ヤマト運輸ねぶた実行委員会

~運送も運行も安全第一!~

 【2023年のねぶた】

  2023年のヤマト運輸のねぶたは北村隆氏の「綱館」である。

「綱館」とは、源氏綱が九條羅生門で鬼の腕を落として、それを家に持ち帰った。腕を取り返そうと企んだ鬼は綱の伯母に化けて彼の家に侵入し、「鬼の腕を見せてください」と綱に言う。そこで綱が腕を持ってきたところで正体を現し、腕を取り返そうとする話である。

 「綱館」はねぶたの中でもデザインが固定化しやすい題材である。しかし、北村隆氏は「型にはまらないねぶたを作りたい」という気持ちが強く、鬼と源氏綱が家で戦っている場面を黒蜘蛛の登場や瓦が飛び散る躍動感で、今までの固定化されたイメージをいい意味で壊そうとしている。

 昔ながらの題材ということもあり、「原点回帰」という言葉が似合うねぶたとなることが期待される。昨年のヤマト運輸のねぶたは明るいねぶたというイメージが強かったため、今年のねぶたを見て新鮮な感覚を味わえるかもしれない。

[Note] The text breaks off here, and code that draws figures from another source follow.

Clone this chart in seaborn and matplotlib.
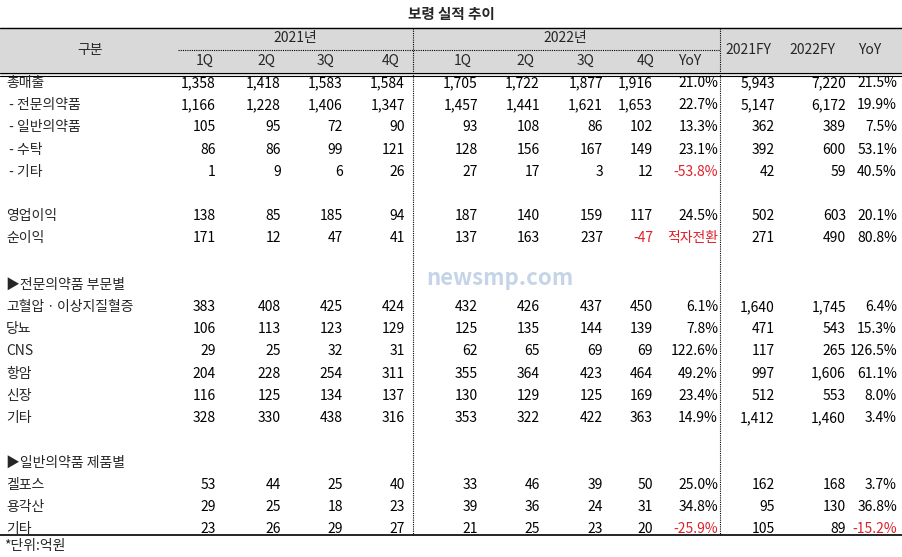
import matplotlib
matplotlib.use("Agg")
import matplotlib.pyplot as plt
import seaborn as sns

sns.set_theme(style="white")
plt.rcParams['font.family'] = ['Noto Sans CJK KR', 'DejaVu Sans']

title = "보령 실적 추이"
years = ["2021년", "2022년"]
quarters = ["1Q", "2Q", "3Q", "4Q", "1Q", "2Q", "3Q", "4Q", "YoY", "2021FY", "2022FY", "YoY"]

labels = ["총매출", " - 전문의약품", " - 일반의약품", " - 수탁", " - 기타", "",
          "영업이익", "순이익", "",
          "▶전문의약품 부문별", "고혈압ㆍ이상지질혈증", "당뇨", "CNS", "항암", "신장", "기타", "",
          "▶일반의약품 제품별", "겔포스", "용각산", "기타"]
values = [
    ["1,358", "1,418", "1,583", "1,584", "1,705", "1,722", "1,877", "1,916", "21.0%", "5,943", "7,220", "21.5%"],
    ["1,166", "1,228", "1,406", "1,347", "1,457", "1,441", "1,621", "1,653", "22.7%", "5,147", "6,172", "19.9%"],
    ["105", "95", "72", "90", "93", "108", "86", "102", "13.3%", "362", "389", "7.5%"],
    ["86", "86", "99", "121", "128", "156", "167", "149", "23.1%", "392", "600", "53.1%"],
    ["1", "9", "6", "26", "27", "17", "3", "12", "-53.8%", "42", "59", "40.5%"],
    None,
    ["138", "85", "185", "94", "187", "140", "159", "117", "24.5%", "502", "603", "20.1%"],
    ["171", "12", "47", "41", "137", "163", "237", "-47", "적자전환", "271", "490", "80.8%"],
    None, None,
    ["383", "408", "425", "424", "432", "426", "437", "450", "6.1%", "1,640", "1,745", "6.4%"],
    ["106", "113", "123", "129", "125", "135", "144", "139", "7.8%", "471", "543", "15.3%"],
    ["29", "25", "32", "31", "62", "65", "69", "69", "122.6%", "117", "265", "126.5%"],
    ["204", "228", "254", "311", "355", "364", "423", "464", "49.2%", "997", "1,606", "61.1%"],
    ["116", "125", "134", "137", "130", "129", "125", "169", "23.4%", "512", "553", "8.0%"],
    ["328", "330", "438", "316", "353", "322", "422", "363", "14.9%", "1,412", "1,460", "3.4%"],
    None, None,
    ["53", "44", "25", "40", "33", "46", "39", "50", "25.0%", "162", "168", "3.7%"],
    ["29", "25", "18", "23", "39", "36", "24", "31", "34.8%", "95", "130", "36.8%"],
    ["23", "26", "29", "27", "21", "25", "23", "20", "-25.9%", "105", "89", "-15.2%"],
]
unit = "*단위:억원"

W, H = 903, 557
fig = plt.figure(figsize=(W / 100, H / 100), dpi=100)
ax = fig.add_axes([0, 0, 1, 1])
ax.set_xlim(0, W)
ax.set_ylim(H, 0)
ax.axis("off")

fs = 10
right_x = [216, 281, 343, 405, 478, 540, 603, 653, 718, 775, 846, 897]
head_x = [205, 266, 326, 391, 463, 525, 586, 646, 690, 748, 812, 870]

ax.text(W / 2, 14, title, ha="center", va="center", fontsize=10.5, fontweight="bold")
ax.add_patch(plt.Rectangle((0, 28), W, 46, color="#d9d9d9", zorder=0))
ax.plot([0, W], [28, 28], color="black", lw=1)
ax.plot([0, W], [73, 73], color="black", lw=0.8)
ax.plot([0, W], [76, 76], color="black", lw=0.8)
ax.plot([0, W], [535, 535], color="black", lw=1.2)
ax.plot([178, 720], [50, 50], color="black", lw=0.8, ls=(0, (1, 1)))
for xv in (413, 720):
    ax.plot([xv, xv], [28, 535], color="black", lw=0.8, ls=(0, (1, 1)))

ax.text(90, 50, "구분", ha="center", va="center", fontsize=fs)
ax.text(295, 38, years[0], ha="center", va="center", fontsize=fs)
ax.text(565, 38, years[1], ha="center", va="center", fontsize=fs)
for i, q in enumerate(quarters):
    y = 61 if i < 9 else 50
    ax.text(head_x[i], y, q, ha="center", va="center", fontsize=fs)

y0, dy = 83, 22.2
for r, lab in enumerate(labels):
    y = y0 + r * dy
    if r >= 9:
        y += 2
    ax.text(6, y, lab, ha="left", va="center", fontsize=fs)
    row = values[r]
    if row is None:
        continue
    for c, v in enumerate(row):
        red = v.startswith("-") and c in (7, 8, 11) or v == "적자전환"
        ax.text(right_x[c], y, v, ha="right", va="center", fontsize=fs,
                color="#e0202a" if red else "black")

ax.text(500, 278, "newsmp.com", ha="center", va="center", fontsize=16,
        fontweight="bold", color="#9fb8d6", alpha=0.6)
ax.text(4, 546, unit, ha="left", va="center", fontsize=fs)

fig.savefig("out.png", dpi=100)
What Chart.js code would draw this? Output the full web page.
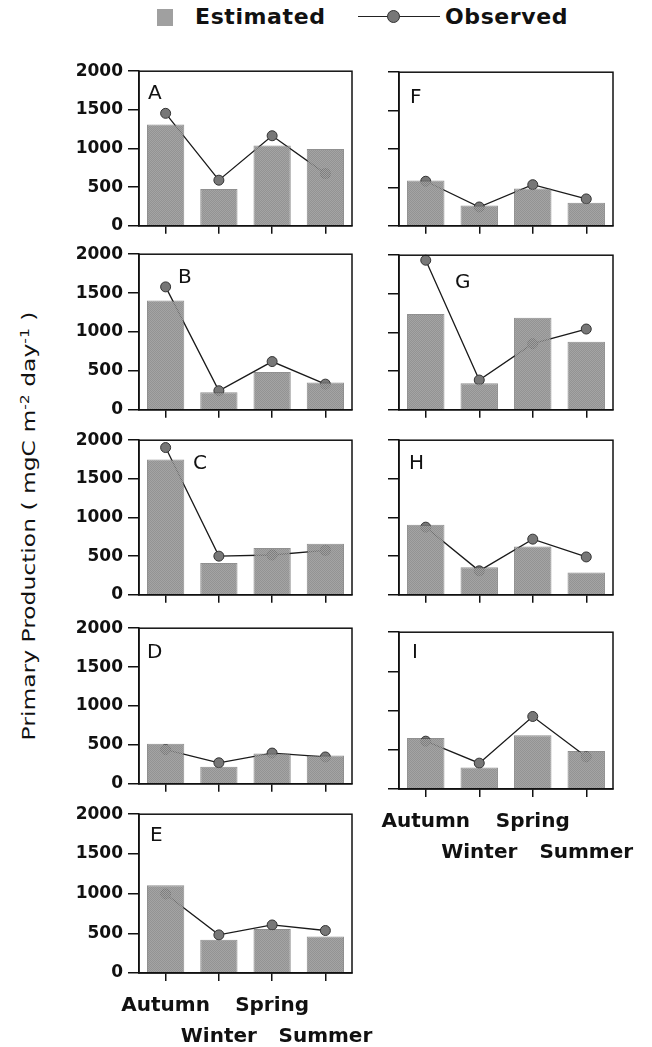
<!DOCTYPE html>
<html>
<head>
<meta charset="utf-8">
<script src="https://cdn.jsdelivr.net/npm/chart.js@4.4.1/dist/chart.umd.min.js"></script>
<style>
  body { margin: 0; background: #fff; width: 652px; height: 1047px; position: relative; overflow: hidden; font-family: "DejaVu Sans", sans-serif; }
  canvas { position: absolute; }
  .lg { position: absolute; }
  .lg-text { position: absolute; top: 0; height: 34px; line-height: 34px; font-weight: bold; font-size: 22px; letter-spacing: 0.6px; color: #111; white-space: nowrap; }
  #ytitle { position: absolute; left: 28px; top: 526px; font-size: 18px; color: #111; white-space: nowrap;
            transform: translate(-50%, -50%) rotate(-90deg) scaleX(1.3); }
  #ytitle sup { font-size: 12px; vertical-align: 6px; line-height: 0; }
</style>
</head>
<body>

<div class="lg" style="left:157px;top:9px;width:16px;height:17px;background:#a0a0a0;"></div>
<span class="lg-text" style="left:195px;">Estimated</span>
<div class="lg" style="left:358px;top:16px;width:82px;height:1px;background:#222;"></div>
<div class="lg" style="left:387px;top:10px;width:11px;height:11px;border-radius:50%;background:#777;border:1px solid #333;"></div>
<span class="lg-text" style="left:445px;">Observed</span>

<div id="ytitle">Primary Production ( mgC m<sup>-2</sup> day<sup>-1</sup> )</div>

<script>
// seasons on the x axis, tick values on the y axis
const seasons = ['Autumn', 'Winter', 'Spring', 'Summer'];
const yTicks = [0, 500, 1000, 1500, 2000];

// estimated (bars) and observed (points) primary production, mgC m-2 day-1
const estA = [1310, 475, 1040, 995];
const obsA = [1455, 590, 1165, 675];
const estB = [1405, 225, 485, 350];
const obsB = [1580, 245, 620, 330];
const estC = [1750, 410, 605, 660];
const obsC = [1905, 500, 515, 575];
const estD = [515, 220, 390, 365];
const obsD = [440, 270, 395, 345];
const estE = [1105, 420, 555, 460];
const obsE = [995, 480, 605, 535];
const estF = [590, 265, 485, 300];
const obsF = [580, 245, 535, 350];
const estG = [1240, 345, 1190, 880];
const obsG = [1935, 385, 855, 1045];
const estH = [905, 355, 625, 290];
const obsH = [875, 310, 720, 490];
const estI = [650, 275, 685, 485];
const obsI = [610, 330, 925, 410];

const panelData = {
  A: [estA, obsA], B: [estB, obsB], C: [estC, obsC], D: [estD, obsD], E: [estE, obsE],
  F: [estF, obsF], G: [estG, obsG], H: [estH, obsH], I: [estI, obsI]
};

// page layout of each panel (plot box in page pixels, letter offset inside box)
const layout = [
  { id: 'A', col: 0, top: 70,  bottom: 229, dx: 9,  dy: 13, labels: false },
  { id: 'B', col: 0, top: 253, bottom: 413, dx: 39, dy: 14, labels: false },
  { id: 'C', col: 0, top: 439, bottom: 598, dx: 54, dy: 14, labels: false },
  { id: 'D', col: 0, top: 627, bottom: 787, dx: 8,  dy: 15, labels: false },
  { id: 'E', col: 0, top: 813, bottom: 973, dx: 11, dy: 12, labels: true },
  { id: 'F', col: 1, top: 71,  bottom: 229, dx: 11, dy: 16, labels: false },
  { id: 'G', col: 1, top: 254, bottom: 413, dx: 56, dy: 18, labels: false },
  { id: 'H', col: 1, top: 439, bottom: 598, dx: 10, dy: 14, labels: false },
  { id: 'I', col: 1, top: 631, bottom: 789, dx: 13, dy: 11, labels: true }
];
const columns = [
  { canvasLeft: 40,  canvasWidth: 360, plotLeft: 139, plotRight: 352, yLabels: true },
  { canvasLeft: 360, canvasWidth: 292, plotLeft: 399, plotRight: 613, yLabels: false }
];
const PAD_TOP = 14;

// stippled grey for the bars (semi transparent, the line shows through)
function stipple() {
  const c = document.createElement('canvas');
  c.width = 2; c.height = 2;
  const g = c.getContext('2d');
  g.fillStyle = 'rgba(128,128,128,0.85)';
  g.fillRect(0, 0, 2, 2);
  g.fillStyle = 'rgba(168,168,168,0.85)';
  g.fillRect(0, 0, 1, 1);
  g.fillRect(1, 1, 1, 1);
  return g.createPattern(c, 'repeat');
}
const barFill = stipple();

// box around the plot and the panel letter
const framePlugin = {
  id: 'frame',
  afterDraw(chart, args, opts) {
    const { ctx, chartArea: a } = chart;
    ctx.save();
    ctx.strokeStyle = '#111';
    ctx.lineWidth = 1.5;
    ctx.strokeRect(a.left, a.top, a.right - a.left, a.bottom - a.top);
    ctx.font = '20px "DejaVu Sans"';
    ctx.fillStyle = '#111';
    ctx.textBaseline = 'alphabetic';
    ctx.fillText(opts.letter, a.left + opts.dx, a.top + opts.dy + 14.6);
    ctx.restore();
  }
};

layout.forEach(p => {
  const col = columns[p.col];
  const plotH = p.bottom - p.top;
  const xH = p.labels ? 82 : 10;
  const h = PAD_TOP + plotH + xH + 2;
  const canvas = document.createElement('canvas');
  canvas.width = col.canvasWidth;
  canvas.height = h;
  canvas.style.left = col.canvasLeft + 'px';
  canvas.style.top = (p.top - PAD_TOP) + 'px';
  document.body.appendChild(canvas);

  const [est, obs] = panelData[p.id];
  new Chart(canvas.getContext('2d'), {
    data: {
      labels: seasons,
      datasets: [
        {
          type: 'bar',
          label: 'Estimated',
          data: est,
          order: 0,
          backgroundColor: barFill,
          borderColor: 'rgba(70,70,70,0.6)',
          borderWidth: 1,
          categoryPercentage: 1,
          barPercentage: 0.7
        },
        {
          type: 'line',
          label: 'Observed',
          data: obs,
          order: 1,
          borderColor: '#1a1a1a',
          borderWidth: 1.3,
          pointRadius: 5,
          pointBackgroundColor: '#777',
          pointBorderColor: '#333',
          pointBorderWidth: 1,
          tension: 0,
          clip: false
        }
      ]
    },
    options: {
      responsive: false,
      animation: false,
      devicePixelRatio: 1,
      layout: {
        autoPadding: false,
        padding: { top: PAD_TOP, left: 0, right: col.canvasWidth - (col.plotRight - col.canvasLeft), bottom: 2 }
      },
      plugins: {
        legend: { display: false },
        tooltip: { enabled: false },
        frame: { letter: p.id, dx: p.dx, dy: p.dy }
      },
      scales: {
        x: {
          offset: true,
          grid: { display: true, drawOnChartArea: false, drawTicks: true, tickLength: 8, offset: false, color: '#111', lineWidth: 1.5 },
          border: { display: true, color: '#111', width: 1.5 },
          ticks: {
            display: p.labels,
            autoSkip: false,
            maxRotation: 0,
            minRotation: 0,
            padding: 9,
            color: '#111',
            font: { family: '"DejaVu Sans"', size: 20, weight: 'bold', lineHeight: 1.55 },
            callback: (v, i) => i % 2 ? ['', seasons[i]] : [seasons[i], '']
          },
          afterFit(scale) { scale.height = xH; }
        },
        y: {
          min: 0,
          max: 2000,
          afterBuildTicks(scale) { scale.ticks = yTicks.map(v => ({ value: v })); },
          grid: { display: true, drawOnChartArea: false, drawTicks: true, tickLength: 11, color: '#111', lineWidth: 1.5 },
          border: { display: true, color: '#111', width: 1.5 },
          ticks: {
            padding: 5,
            color: '#111',
            font: { family: '"DejaVu Sans"', size: 17, weight: 'bold' },
            callback: v => col.yLabels ? String(v) : ''
          },
          afterFit(scale) { scale.width = col.plotLeft - col.canvasLeft; }
        }
      }
    },
    plugins: [framePlugin]
  });
});
</script>
</body>
</html>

 見どころはねぶただけではない。今年は運行に使用される山車の台車や提灯を一新する。さらに、クロネコヤマトコールも復活する可能性がある。楽しさと安全性を意識した運行で観客とヤマト運輸でねぶた祭りを盛り上げることが大いに期待できる。

 

【歴史】

 全国の運送会社の代表で組織している会合が偶然ねぶたの時期に青森で開催され、その時に日通のねぶたが参加ていることにヤマト運輸関係者が刺激を受けた。特に宅急便の仕組みを作ったヤマト運輸2代目社長が、ねぶた祭りを気に入り当時の担当者が出陣に向けて準備することになった。出陣までに2~3年かかっており、観光ねぶたとして出陣していた「大和山(青森県教区連合会)」の枠が空いたところにヤマトが推薦されて運行することとなった。当時担当していた社員がねぶた師の穐元鴻生氏と顔見知りで、穐元氏がデビューするタイミングに依頼することができた。また、穐元氏の一番弟子である大白我鴻氏に意思を継いでいただき3年ほど依頼した。その後北村隆氏に依頼し現在に至る。毎年、青森の主管支店長が団体責任者、労働組合の青森の委員長が運行責任者として参加している。実行委員は青森市内の集配しているドライバーで、日中が忙しい。メンバーはヤマトの社員だけで構成しているため、仕事をしながら稼働の合間をみて会議を行っている。

 

【運行】

 実行委員30人、ヤマトの主管支店社員20人、アルバイト80人が中心で運行している。今年はそれらにさらにスタッフとして40人が増援されている。また統制班も別にいて、跳人はヤマトの関係者だけで100~150人もいる。跳人と一緒に、「クロネコジャンプ」と呼ばれたものや、「クロネコヤマトの宅急便」というフレーズの掛け声を20年近くやってきた。囃子会である「夏響会」の運営の助成金はヤマト運輸から出しているため、会費を取らなくても最低限の運営はできる。最初は社員と取扱店だけで構成されていたが、今では一般の参加者と一緒に行っていて、会長もヤマトの社員ではない。会員は大人子ども合わせて約100人。ヤマト運輸の本社公認の祭りは青森の「ねぶた」と四国の「阿波踊り」のみである。予算も決算も会社の経理と同じで、経費として申請するので無駄遣いはしないようにしている。

 

【制作】

 ねぶたはねぶた師の一番作りたいものを作ってもらっている。4年前からLEDが全体の7~8割を占めるため、700~800個はLEDを使用している。色や明かりの表現によっては、白熱球と蛍光灯を使い分け、白熱球の代わりに省エネボールを組み合わせて使用している。基本的には、ねぶた祭りが終われば壊し、また新しいねぶたで表現してもらう。一番の希望は一年間ご褒美で見せることができるワラッセに入ることで、そうすれば、出張で来た県外の方たちにもヤマトのねぶたを見てもらうことができるからである。結団式に当たる「三位之会」でねぶた絵図のお披露目をする。

 

【囃子】

 ヤマト運輸ねぶた実行委員会の囃子はヤマト囃子方夏響会が担当している。夏響会の名前には、囃子が夏の空に響き笑顔で奏でるという意味が込められている。女性も男性に負けない迫力で演奏をするのが特徴的である。賞を狙うよりも最後まで笑顔で楽しく演奏できればよいと考えている。進行囃子、戻り囃子は細かい部分に関してこだわりを持っており、特に昔から受け継いできた、ころばし太鼓は非常に大切にしている。